Schembera (Šembera), Viktor Karl (Wratislaw); Ps. Friedrich Petz (1841-1891), Journalist und Schriftsteller

Schembera (Šembera) Viktor Karl (Wratislaw), Ps. Friedrich Petz, Journalist und Schriftsteller. * Olmütz (Olomouc, Mähren), 4. 3. 1841; † Wien, 4. 12. 1891. Sohn des Sprach- und Literaturwissenschafters Alois V. Šembera, Bruder der Zdislava Z. Šemberová (1841– 1912), die, in emanzipator. Geist erzogen, in engem, langjährigem brieflichen und persönlichen Kontakt mit Th. Masaryk (s. d.) stand; stud. 1864–68 mit Unterbrechung an der Univ. Wien Jus.S. versuchte sich vorerst als Lyriker in tschech. Sprache, wandte sich jedoch nach polit. Betätigung (poln. Aufstand von 1863) in Wien der Journalist. Laufbahn zu, wobei er sich aufgrund seines engagiertpointierten Stils einen ausgezeichneten Namen machte. Nach redaktioneller Tätigkeit bei der Ws. „Ost und West“ war er 1863–70 Red. beim „Wanderer“, für den er polit., gegen die Regierung Schmerling gerichtete Artikel verfaßte. In der ersten Hälfte der 70er Jahre erregte er durch die in der „Montags-Revue“ ab September 1870 unregelmäßig erscheinenden anonymen „Intimen Briefe aus Prag“, in denen sich – nicht immer mit fairen Methoden – der Kampf gegen die tschech. Bemühungen um ein eigenes Staatsrecht konzentrierte, großes Aufsehen. 1870 trat S. in den Red.Verband des „Neuen Wiener Tagblatts“ ein, dem er – mit dem Hauptgebiet Kunstkritik – bis zu seinem Tod angehörte. Mit vielen Literaten und bildenden Künstlern befreundet, setzte er sich nicht nur für das Werk R. Wagners, zu dem er persönliche Kontakte hatte, sondern auch für junge Schriftstellertalente, etwa für A. Christen (s. Ch. v. Breden) und Standesvertretungsverbände ein; so war er u. a. 1886/87 Präs. der Concordia. Nach dem Tod seines Freundes L. Anzengruber (s. d.) übernahm S. die Leitung von dessen bekanntem Witzbl. „Figaro“ und fungierte auch als Mithrsg. seiner „Gesammelten Werke“. S.s literar. Bedeutung liegt weniger in seinen poet. Arbeiten als in seinen kunstkrit. Essays und in seiner vielseitigen redaktionellen Tätigkeit, die ihn zu den namhaftesten Wr. Journalisten der 70er und 80er Jahre des 19. Jh. zählen lassen.

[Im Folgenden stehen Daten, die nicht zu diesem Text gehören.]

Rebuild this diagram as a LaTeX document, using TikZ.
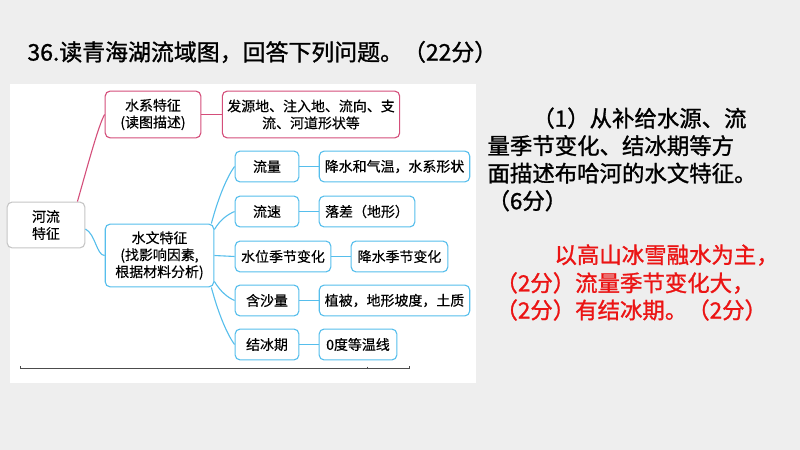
\documentclass[tikz,border=0pt]{standalone}
\usepackage{fontspec}
\setmainfont{Noto Sans CJK SC}
\newfontfamily\heavycjk{Noto Sans CJK SC}[FakeBold=1.2]
\newfontfamily\midcjk{Noto Sans CJK SC}[FakeBold=0.4]
\definecolor{waterpink}{RGB}{212,78,122}
\definecolor{waterblue}{RGB}{86,190,236}
\definecolor{slidegray}{RGB}{238,238,238}
\definecolor{answerred}{RGB}{235,20,20}
\newcommand{\diagfont}{\midcjk\fontsize{14}{17}\selectfont}
\tikzset{
  box/.style={draw,rounded corners=5pt,line width=1.1pt,fill=white,align=center,
    inner sep=1pt,minimum height=31,font=\diagfont},
  rootbox/.style={box,draw=gray!45,minimum width=78,minimum height=46},
  pinkbox/.style={box,draw=waterpink,minimum height=47},
  bluebox/.style={box,draw=waterblue},
  pinkline/.style={draw=waterpink,line width=1.1pt},
  blueline/.style={draw=waterblue,line width=1.1pt},
}
\begin{document}
\begin{tikzpicture}[x=1bp,y=-1bp]
\useasboundingbox (0,0) rectangle (800,450);
\fill[slidegray] (0,0) rectangle (800,450);
\fill[white] (10,84) rectangle (476,383);
% title
\node[anchor=west,font=\heavycjk\fontsize{23}{27}\selectfont] (title) at (24,52) {36.读青海湖流域图，回答下列问题。（22分）};
% mind map
\node[rootbox] (river) at (46,225) {河流\\特征};
\node[pinkbox,minimum width=96] (sys) at (153,114.5) {水系特征\\(读图描述)};
\node[pinkbox,minimum width=178] (sysd) at (311,114.5) {发源地、注入地、流向、支\\流、河道形状等};
\node[bluebox,minimum width=109,minimum height=63] (hyd) at (159.5,255.5) {水文特征\\(找影响因素,\\根据材料分析)};
\node[bluebox,minimum width=64] (flow) at (267,166.5) {流量};
\node[bluebox,minimum width=151] (flowd) at (394.5,166.5) {降水和气温，水系形状};
\node[bluebox,minimum width=64] (speed) at (267,211.5) {流速};
\node[bluebox,minimum width=96] (speedd) at (367,211.5) {落差（地形）};
\node[bluebox,minimum width=96] (level) at (283,256.5) {水位季节变化};
\node[bluebox,minimum width=97] (leveld) at (399.5,256.5) {降水季节变化};
\node[bluebox,minimum width=64] (sed) at (267,300.5) {含沙量};
\node[bluebox,minimum width=151] (sedd) at (394.5,300.5) {植被，地形坡度，土质};
\node[bluebox,minimum width=64] (ice) at (267,344.5) {结冰期};
\node[bluebox,minimum width=78] (iced) at (358,344.5) {0度等温线};
\draw[pinkline] ([xshift=-8pt]river.north east) .. controls +(10,-35) and +(-6,10) .. (sys.west);
\draw[blueline] ([yshift=-4pt]river.east) .. controls +(10,5) and +(-8,0) .. (hyd.west);
\draw[pinkline] (sys.east) -- (sysd.west);
\draw[blueline] ([xshift=-3pt]hyd.north east) .. controls +(8,-30) and +(-6,8) .. (flow.west);
\draw[blueline] ([yshift=-6pt]hyd.north east) .. controls +(6,-10) and +(-7,3) .. (speed.west);
\draw[blueline] (hyd.east) -- (level.west);
\draw[blueline] ([yshift=6pt]hyd.south east) .. controls +(6,10) and +(-7,-3) .. (sed.west);
\draw[blueline] ([xshift=-3pt]hyd.south east) .. controls +(8,30) and +(-6,-8) .. (ice.west);
\foreach \a/\b in {flow/flowd,speed/speedd,level/leveld,sed/sedd,ice/iced}
  \draw[blueline] (\a.east) -- (\b.west);
% scale line under the map
\draw[gray!60!black,line width=0.8pt] (20,366) -- (20,368) -- (409,368) -- (409,366);
\draw[gray!60!black,line width=0.6pt] (367,366.5) -- (367,368);
% question and answer
\node[anchor=north west,align=left,font=\heavycjk\fontsize{22.5}{27.6}\selectfont] (quest) at (484,104)
  {\hspace{2em}（1）从补给水源、流\\量季节变化、结冰期等方\\面描述布哈河的水文特征。\\（6分）};
\node[anchor=west,text=answerred,font=\heavycjk\fontsize{22.5}{27}\selectfont] (ans1) at (551,255) {以高山冰雪融水为主，};
\node[anchor=west,text=answerred,font=\heavycjk\fontsize{22.5}{27}\selectfont] (ans2) at (492,283) {（2分）流量季节变化大，};
\node[anchor=west,text=answerred,font=\heavycjk\fontsize{22.5}{27}\selectfont] (ans3) at (492,310) {（2分）有结冰期。（2分）};
\end{tikzpicture}
\end{document}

W.: Z mladých ňáder (Aus dem jungen Busen), 1863 (Ged.); Einleitung und Erläuterungen zu: Rafaels Tapeten im Vatican zu Rom . . ., hrsg. von L. Koch, 1878; Beitrr. in Z., Ztg., Almanachen, etc. Hrsg.: Ges. Werke von L. Anzengruber, 10 Bde., gem. mit A. Bettelheim und V. Chiavacci, 1890. Red.: Illustrirter oesterr. Volkskal. 36, 1880; Entwicklung von Ind. und Gewerbe in Österr. in den Jahren 1848–88, 1888; Figaro, 1890f.; etc.
L.: N. Fr. Pr. vom 5. 12., Neues Wr. Tagbl. vom 5. und 7., Montags-Revue vom 7. 12. 1891; Brümmer; Eisenberg, 1893, Bd. 1; Giebisch-Gugitz; Kosch; Kosch,Kath. Deutschland; Nagl-Zeidler-Castle 3–4, s. Reg.; Otto; Wurzbach (s. Šembera V. K.); J. Stern – S. Ehrlich, Journalisten- und Schriftsteller-Ver. „Concordia“. 1859–1909, 1909, S. 145; G. Gerstbauer, Die Wr. Montagspresse 1863–1938, phil Diss. Wien, 1949, S. 84f., 87ff.
(S. Leskowa)  
PUBLIKATION: ÖBL 1815-1950, Bd. 10 (Lfg. 46, 1990), S. 74f.